I’m struggling with getting scrapy (with or without selenium) to extract dynamically generated content from a web page. The site lists performance for different universities, and allows you to select each Study Area offered by that uni. As an example, from the page listed in the code below, I’d like to be able to extract university name (“Bond University”) and the value for ‘Overall quality of experience’ (91.3%).
However, when I use ‘view source’, curl or scrapy, the actual values aren’t shown. E.g. where I’d expect to see Uni name, it shows:
<h1 class="inline-block instiution-name" data-bind="text: Description"></h1>
But if I use firebug or chrome to inspect element, it shows the
<h1 class="inline-block instiution-name" data-bind="text: Description">Bond University</h1>
On further inspection, on the ‘Net’ tab in firebug, I can see that there’s an AJAX (?) call being made that returns the relevant information, but I haven’t been able to mimic this in scrapy or even curl (yes, I did search and spend an embarrassingly long time trying I’m afraid).
Request headers
POST /Websilk/DataServices/SurveyData.asmx/FetchInstitutionStudyAreaData HTTP/1.1
Host: www.qilt.edu.au
User-Agent: Mozilla/5.0 (Macintosh; Intel Mac OS X 10.8; rv:39.0) Gecko/20100101 Firefox/39.0
Accept: application/json, text/javascript, */*; q=0.01
Accept-Language: en-US,en;q=0.5
Accept-Encoding: gzip, deflate
Content-Type: application/json; charset=utf-8
X-Requested-With: XMLHttpRequest
Referer: http://www.qilt.edu.au/institutions/institution/bond-university/business-management
Content-Length: 36
Cookie: _ga=GA1.3.69062787.1442441726; ASP.NET_SessionId=lueff4ysg3yvd2csv5ixsc1f; _gat=1
Connection: keep-alive
Pragma: no-cache
Cache-Control: no-cache
POST Parameters passed with the request
{"InstitutionId":20,"StudyAreaId":0}
As a second option, I tried using Selenium with scrapy, since I thought it might ‘see’ the real values, like the browser does, but to no avail. My main attempt thus far is below:
import scrapy
import time #used for the sleep() function
from selenium import webdriver
class QiltSpider(scrapy.Spider):
name = "qilt"
allowed_domains = ["qilt.edu.au"]
start_urls = [
"http://www.qilt.edu.au/institutions/institution/rmit-university/architecture-building/"
]
def __init__(self):
self.driver = webdriver.Firefox()
self.driver.get('http://www.qilt.edu.au/institutions/institution/rmit-university/architecture-building/')

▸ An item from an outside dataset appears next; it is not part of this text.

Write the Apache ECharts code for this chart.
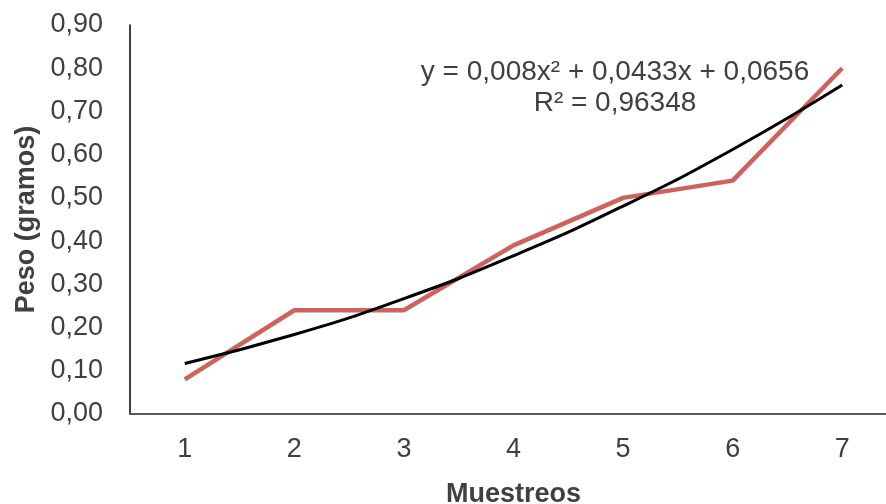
<!DOCTYPE html>
<html><head><meta charset="utf-8">
<script src="https://cdn.jsdelivr.net/npm/echarts@6/dist/echarts.min.js"></script>
<style>html,body{margin:0;padding:0;background:#fff}#c{width:886px;height:504px}</style>
</head><body><div id="c"></div>
<script>
const categories = ['1','2','3','4','5','6','7'];
const pesoValues = [0.08, 0.24, 0.24, 0.39, 0.50, 0.54, 0.80];
const trendValues = [0.117, 0.184, 0.267, 0.366, 0.481, 0.612, 0.761];
const yTicks = [0, 0.9, 0.1];
const equationText = 'y = 0,008x² + 0,0433x + 0,0656';
const r2Text = 'R² = 0,96348';

const chart = echarts.init(document.getElementById('c'), null, {renderer:'canvas'});
const font = 'Liberation Sans, Arial, sans-serif';
chart.setOption({
  animation:false,
  grid:{left:130, right:-11, top:25, bottom:90, containLabel:false, outerBoundsMode:'none'},
  xAxis:{
    type:'category', data:categories, boundaryGap:true,
    name:'Muestreos', nameLocation:'middle', nameGap:67,
    nameTextStyle:{fontFamily:font, fontSize:27, fontWeight:'bold', color:'#404040'},
    axisLine:{lineStyle:{color:'#595959', width:2}},
    axisTick:{show:false},
    axisLabel:{fontFamily:font, fontSize:27, color:'#404040', margin:22}
  },
  yAxis:{
    type:'value', min:yTicks[0], max:yTicks[1], interval:yTicks[2],
    name:'Peso (gramos)', nameLocation:'middle', nameGap:90, nameRotate:90,
    nameTextStyle:{fontFamily:font, fontSize:27, fontWeight:'bold', color:'#404040'},
    axisLine:{show:true, lineStyle:{color:'#000', width:1.5}},
    axisTick:{show:false},
    splitLine:{show:false},
    axisLabel:{fontFamily:font, fontSize:27, color:'#404040', margin:27,
      formatter:v=>v.toFixed(2).replace('.',',')}
  },
  series:[
    {type:'line', data:pesoValues, symbol:'none', lineStyle:{color:'#CD635B', width:4.5}, z:2},
    {type:'line', data:trendValues, symbol:'none', smooth:true, lineStyle:{color:'#000', width:3}, z:3}
  ],
  graphic:[
    {type:'text', style:{text:equationText, x:0, y:0, font:'28px '+font, fill:'#404040', textAlign:'center', textVerticalAlign:'middle'}, position:[615,72]},
    {type:'text', style:{text:r2Text, x:0, y:0, font:'28px '+font, fill:'#404040', textAlign:'center', textVerticalAlign:'middle'}, position:[615,103]}
  ]
});
</script></body></html>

time.sleep(5) # tried pausing, in case problem was delayed loading - didn't work
def parse(self, response):
# parse the response to find the uni name and show in console (using xpath code from firebug). This find the relevant section, but it shows as empty
title = response.xpath('//*[@id="bd"]/div[2]/div/div/div[1]/div/div[2]/h1').extract()
print title
# dumping the whole response to a file so I can check whether dynamic values were captured
with open("extract.html", 'wb') as f:
f.write(response.body)
self.driver.close()
Can anyone tell me how I can achieve this?
Many thanks!
EDIT: Thanks for the suggestions so far, but any thoughts on how to specifically mimic the AJAX call with parameters of InstitutionID and StudyAreaID? My code to test this was as below, but it seems to still hit an error page.
import scrapy
from scrapy.http import FormRequest
class HeaderTestSpider(scrapy.Spider):
name = "headerTest"
allowed_domains = ["qilt.edu.au"]
start_urls = [
"http://www.qilt.edu.au/institutions/institution/rmit-university/architecture-building/"
]
def parse(self, response):
return [FormRequest(url="http://www.qilt.edu.au/Websilk/DataServices/SurveyData.asmx/FetchInstitutionData",
method='POST',
formdata={'InstitutionId':'20', 'StudyAreaId': '0'},
callback=self.parser2)]